It Takes More Than Sorry

By Aurora DeMarco

Sexual assault is a major component of patriarchy.

Sexual violence is often used as a tool for disempowerment.   The widespread truth telling around incidents of sexual violence, exemplified by the #metoo campaign, is finally attempting to dismantle the culture of silence and protection around rape and sexual assault.   Most of us are not surprised at the pervasiveness of the problem.  It is rare to find a woman who does not have a #metoo story of sexual violence.

We are also learning that this problem is not limited to women, but too many men as well are victims of sexual assault.  While consent culture is strongly promoted in FEC communities, within the communities movement the problem of power over sexual dynamics so ingrained in us by dominant culture sadly rears its ugly head.


What should communities do when someone abuses another? How can we live our values of restorative justice when we are faced with this issue?  How do we make our communities safe? The Federation of Egalitarian Communities uses  a method called Self-Examination RESponse (SERES).   This process is aimed at helping the perpetrated feel heard and attempts to address their concerns, so that they can feel safe once again in their community.

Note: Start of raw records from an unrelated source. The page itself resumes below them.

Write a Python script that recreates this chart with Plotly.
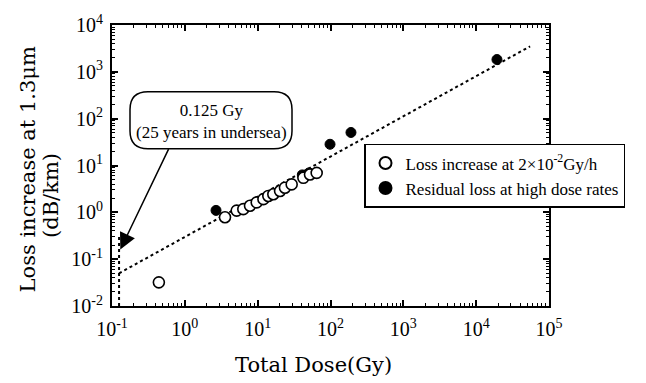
import numpy as np
import plotly.graph_objects as go

# ---- data ----
open_dose = [0.44, 3.56, 5.15, 6.35, 7.85, 9.7, 12.0, 14.0, 16.4, 20.3, 23.7, 29.3, 42.4, 52.3, 64.6]
open_loss = [0.032, 0.785, 1.09, 1.17, 1.38, 1.63, 1.91, 2.24, 2.43, 2.86, 3.36, 3.95, 5.46, 6.41, 6.95]

filled_dose = [2.68, 41.0, 50.7, 98.5, 191.0, 19300.0]
filled_loss = [1.10, 6.3, 6.95, 28.4, 50.7, 1830.0]

fit_dose = [0.125, 55000.0]
fit_loss = [0.05, 3500.0]

mark_dose = [0.125, 0.125]
mark_loss = [0.01, 0.3]

tick_vals_x = [0.1, 1, 10, 100, 1000, 10000, 100000]
tick_text_x = ["10<sup>-1</sup>", "10<sup>0</sup>", "10<sup>1</sup>", "10<sup>2</sup>",
               "10<sup>3</sup>", "10<sup>4</sup>", "10<sup>5</sup>"]
tick_vals_y = [0.01, 0.1, 1, 10, 100, 1000, 10000]
tick_text_y = ["10<sup>-2</sup>", "10<sup>-1</sup>", "10<sup>0</sup>", "10<sup>1</sup>",
               "10<sup>2</sup>", "10<sup>3</sup>", "10<sup>4</sup>"]
minor_digits = [2, 3, 4, 5, 6, 7, 8, 9]

legend_open = "Loss increase at 2\u00d710<sup>-2</sup>Gy/h"
legend_filled = "Residual loss at high dose rates"
box_text = "0.125 Gy<br>(25 years in undersea)"
x_title = "Total Dose(Gy)"
y_title1 = "Loss increase at 1.3\u03bcm"
y_title2 = "(dB/km)"

# ---- layout geometry ----
W, H = 646, 383
ML, MR, MT, MB = 112, 97, 20, 77
PW, PH = W - ML - MR, H - MT - MB


def px(x):
    return (x - ML) / PW


def py(y):
    return (MT + PH - y) / PH


def minor_vals(majors):
    return [m * d for m in majors[:-1] for d in minor_digits]


fig = go.Figure()

fig.add_trace(go.Scatter(x=fit_dose, y=fit_loss, mode="lines",
                         line=dict(color="black", width=2, dash="dot"),
                         showlegend=False, hoverinfo="skip"))
fig.add_trace(go.Scatter(x=mark_dose, y=mark_loss, mode="lines",
                         line=dict(color="black", width=2, dash="dot"),
                         showlegend=False, hoverinfo="skip"))
fig.add_trace(go.Scatter(x=filled_dose, y=filled_loss, mode="markers", name=legend_filled,
                         marker=dict(symbol="circle", size=10, color="black",
                                     line=dict(color="black", width=1)),
                         legendrank=2))
fig.add_trace(go.Scatter(x=open_dose, y=open_loss, mode="markers", name=legend_open,
                         marker=dict(symbol="circle", size=11, color="white",
                                     line=dict(color="black", width=1.6)),
                         legendrank=1))

axis_common = dict(type="log", showgrid=False, zeroline=False, showline=True,
                   linecolor="black", linewidth=2, mirror="allticks",
                   ticks="inside", ticklen=6, tickwidth=1.5, tickcolor="black",
                   tickfont=dict(family="Liberation Serif", size=20, color="black"))

fig.update_xaxes(range=[-1, 5], tickmode="array", tickvals=tick_vals_x, ticktext=tick_text_x,
                 ticklabelstandoff=4,
                 minor=dict(tickmode="array", tickvals=minor_vals(tick_vals_x), ticks="inside",
                            ticklen=3, tickwidth=1.2, tickcolor="black", showgrid=False),
                 **axis_common)
fig.update_yaxes(range=[-2, 4], tickmode="array", tickvals=tick_vals_y, ticktext=tick_text_y,
                 ticklabelstandoff=3,
                 minor=dict(tickmode="array", tickvals=minor_vals(tick_vals_y), ticks="inside",
                            ticklen=3, tickwidth=1.2, tickcolor="black", showgrid=False),
                 **axis_common)

# rounded annotation box
x0, x1, y0, y1, r = 130, 292, 88, 146, 18
path = (f"M {px(x0 + r)},{py(y0)} L {px(x1 - r)},{py(y0)} "
        f"Q {px(x1)},{py(y0)} {px(x1)},{py(y0 + r)} L {px(x1)},{py(y1 - r)} "
        f"Q {px(x1)},{py(y1)} {px(x1 - r)},{py(y1)} L {px(x0 + r)},{py(y1)} "
        f"Q {px(x0)},{py(y1)} {px(x0)},{py(y1 - r)} L {px(x0)},{py(y0 + r)} "
        f"Q {px(x0)},{py(y0)} {px(x0 + r)},{py(y0)} Z")
fig.add_shape(type="path", path=path, xref="paper", yref="paper",
              line=dict(color="black", width=1.5), fillcolor="white", layer="above")

annotations = [
    dict(text=box_text, x=px(211), y=py(118), xref="paper", yref="paper", showarrow=False,
         xanchor="center", yanchor="middle",
         font=dict(family="Liberation Serif", size=17, color="black")),
    dict(text="", x=np.log10(0.13), y=np.log10(0.16), xref="x", yref="y",
         ax=49, ay=-102, showarrow=True, arrowhead=2, arrowsize=2.2, arrowwidth=1.5,
         arrowcolor="black", standoff=0),
    dict(text=x_title, x=px(313), y=py(366), xref="paper", yref="paper", showarrow=False,
         xanchor="center", yanchor="middle",
         font=dict(family="DejaVu Serif", size=21, color="black")),
    dict(text=y_title1, x=px(28), y=py(167), xref="paper", yref="paper", showarrow=False,
         xanchor="center", yanchor="middle", textangle=-90,
         font=dict(family="DejaVu Serif", size=21, color="black")),
    dict(text=y_title2, x=px(51), y=py(194), xref="paper", yref="paper", showarrow=False,
         xanchor="center", yanchor="middle", textangle=-90,
         font=dict(family="DejaVu Serif", size=21, color="black")),
]

fig.update_layout(
    width=W, height=H,
    margin=dict(l=ML, r=MR, t=MT, b=MB, pad=0),
    paper_bgcolor="white", plot_bgcolor="white",
    annotations=annotations,
    showlegend=True,
    legend=dict(x=px(364), y=py(141), xanchor="left", yanchor="top",
                bordercolor="black", borderwidth=1.5, bgcolor="white",
                font=dict(family="Liberation Serif", size=17, color="black"),
                tracegroupgap=0, itemsizing="constant"),
)

fig.write_html("out.html")
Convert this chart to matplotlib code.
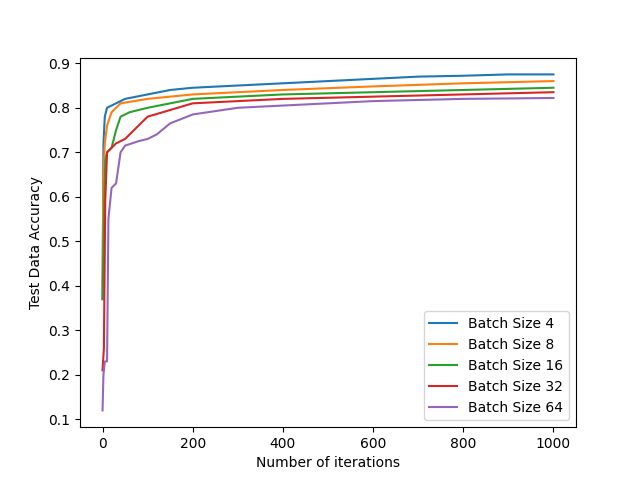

Ideally it is also used to help the  perpetrator understand and remedy their abusive behavior.  Part of the problem is that dominant culture does not teach us to how apologize in a way that shows true understanding of the harm that is done. Too often an apology comes off as a deflection and can further make the perpetrated feel gaslighted.  More work needs to be done to educate people on how to move beyond simply saying “I am sorry.”    We must train ourselves to make apologies that heal the situation.  Luckily there are resources available that can guide us.  See this:   How To Apologize For Sexual Harassment (Hint: It Takes More Than ‘Sorry’).  
false apologies

It is no wonder that communities have trouble navigating these waters when we rarely see good models of taking responsibility when our actions are abusive.  Commune Life Blog will be exploring these issues more in depth to encourage a discussion that goes beyond blame and punishment but holds perpetrators accountable while simultaneously helping to get to a healing place for all parties involved.


It Takes More Than Sorry

4 thoughts on “It Takes More Than Sorry

  1. Dearest Aurora:

    I looked at the SERES stuff with some interest. And i think this is dated in terms of Twin Oaks approach. There is newer policy crafted after problematic behaviors were not well delt with by outstanding policy. There is now a Sexual Assault Response Team, which has considerably more power (being executed by the Mental Health/Health Teams which are more enabled than the process team to intervene).

    There is a need for new policy in this area, where member FEC communities can have something off the shelf to reach for when these problems arise.